Jadi, kata dia, nasionalisme Indonesia merupakan hasil pertemuan sekaligus bentuk evolusi lebih lanjut dari etno-nasionalisme dan yang didasarkan agama.

“Karena itu, jika pada hari ini kita menengarai ada elemen bangsa yang ingin bergerak ke arah sebaliknya, kembali pada etno-nasionalisme, tentu harus diingatkan, dan bila perlu diperingatkan. Itu seperti menarik mundur sejarah dan mengkhianati perjuangan para pendiri Republik.”

Di sisi lain, Fadli melanjutkan, Boedi Oetomo memang pantas dijadikan tonggak penting, karena organisasi ini melakukan kritik terhadap kesenjangan dan ketidakadilan, meskipun pemerintah kolonial telah menerapkan Politik Etis. Pembangunan yang dilakukan oleh pemerintah kolonial dianggap bermasalah, karena sesudah Politik Etis berjalan kurang lebih tujuh tahun, kondisi masyarakat pada kenyataannya tak banyak berubah. Pendidikan mereka tetap rendah, dan apalagi kesejahteraannya. Itu sebabnya mereka kemudian melakukan penggalangan dana untuk memajukan pendidikan kaum Bumiputera.

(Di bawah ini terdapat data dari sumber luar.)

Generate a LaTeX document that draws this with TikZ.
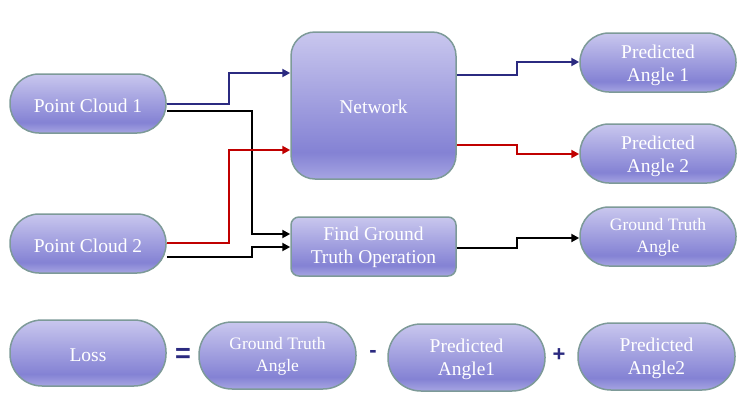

Sehingga, pelajaran penting lainnya, lahirnya etno-nasionalisme pada awal abad ke-20, yang kemudian menjadi perlawanan terhadap pemerintah kolonial, terutama didorong oleh merajalelanya ketidakadilan, baik ekonomi, hukum, politik, maupun sosial.

“Sesudah kita merdeka, hal serupa juga pernah mendorong lahirnya gerakan separatisme, baik di masa pemerintahan Soekarno maupun di masa Orde Baru. Ini sekaligus mengajarkan kepada kita bahwa nasionalisme memang harus diikat oleh keadilan ekonomi, keadilan politik, keadilan hukum, dan keadilan sosial. Tanpa keadilan, tak akan ada nasionalisme.”

“Itu sebabnya di Hari Kebangkitan Nasional tahun 2017 ini kita punya dua catatan. Pertama, jangan pernah menarik mundur semangat Kebangkitan Nasional. Kedua, untuk merawat semangat kebangsaan, pemerintah jangan pernah memperjudikan rasa keadilan masyarakat, karena mahal sekali harga yang kita pertaruhkan.”